Media reports said last week that the American tech giant Google had reached a multimillion-dollar settlement with the US Federal Trade Commission over alleged violations of children’s data privacy laws on YouTube.
YouTube and other platforms have also been seen as havens for conspiracy theorists denying Holocaust or the September 11 attacks, as well as for Nazi and white supremacist groups.
“We must adapt to make sure that those things don’t become rampant on our platform,” Mohan said.
YouTube said in June that it would ban videos promoting or glorifying racism and discrimination as well as those denying well-documented violent events, like the Holocaust.
“Two billion users come to the platform every single month,” Mohan noted, “so we must take our responsibility as a platform incredibly seriously.”
- Where ‘the magic comes from’ –
“We want to make sure that YouTube remains an open platform because that’s where a lot of the magic comes from, even though there may be some opinions and voices on the platform that I don’t agree with, that you don’t agree with.”
Tech giants are facing increased scrutiny, with some political leaders calling for a breakup of the dominant players and others seeking tougher privacy and content moderation rules.
“I think first and foremost that that is our responsibility,” Mohan told.
“Community guidelines that were simple and straightforward 10 years ago don’t apply the same way. They must be updated, they must be changed.”
However the process is complex and the executive warned against expectations of a rapid solution.
“You can’t just write a hate speech policy in one weekend. It could result in many unintended consequences,” he said.

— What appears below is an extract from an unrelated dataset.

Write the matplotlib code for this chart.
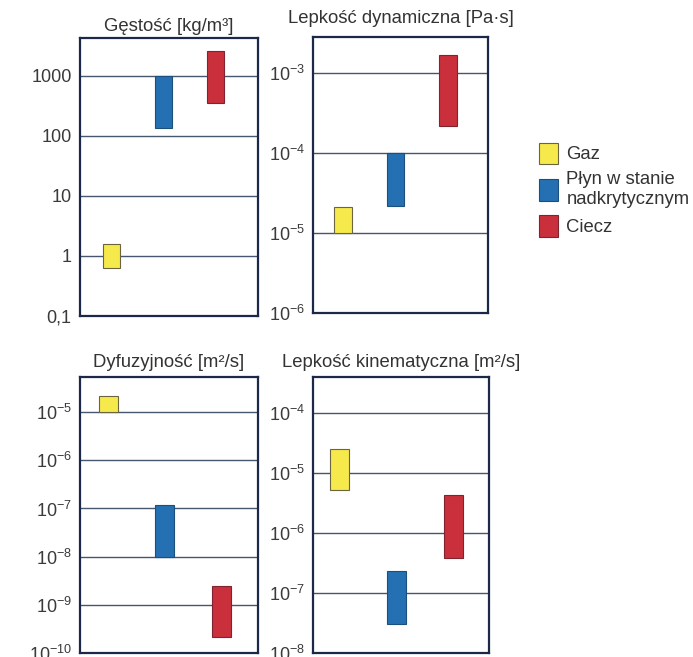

“We update our policies, we consult with many third party experts all across the world” with varied political leanings and points of view to “come up with some language that can then be enforced,” he added.
“It’s not a trivial process to come up with a new policy and a new enforcement regime.”
In addition to hate speech, Mohan pointed out that YouTube also scrutinises videos that consist of “harassment, harmful and dangerous pranks, spam and abuse, fraud,” or threats to child safety.
He highlighted the problem of “borderline” videos that can spread “harmful misinformation” without explicitly violating YouTube’s rules.
In the United States, the company has people evaluate such content, after which it decides to what extent the videos will be recommended to other users.
That appears to have reduced recommendations of borderline content by around half, according to YouTube, and the system is due to be expanded to other countries.
“People should also be allowed to say things that… not everyone might agree with,” Mohan said, while also noting that “we don’t have the obligation to recommend every piece of content in a similar fashion.”
They in exchange would be challenged to provide “interesting and engaging” content.
However he said that YouTube would not shut the door on those who are outside the mainstream media.
“A new creator can come along and… by building up his credibility, building up his trustworthiness as a news source,” could “establish themselves as an authoritative source on a particular topic.”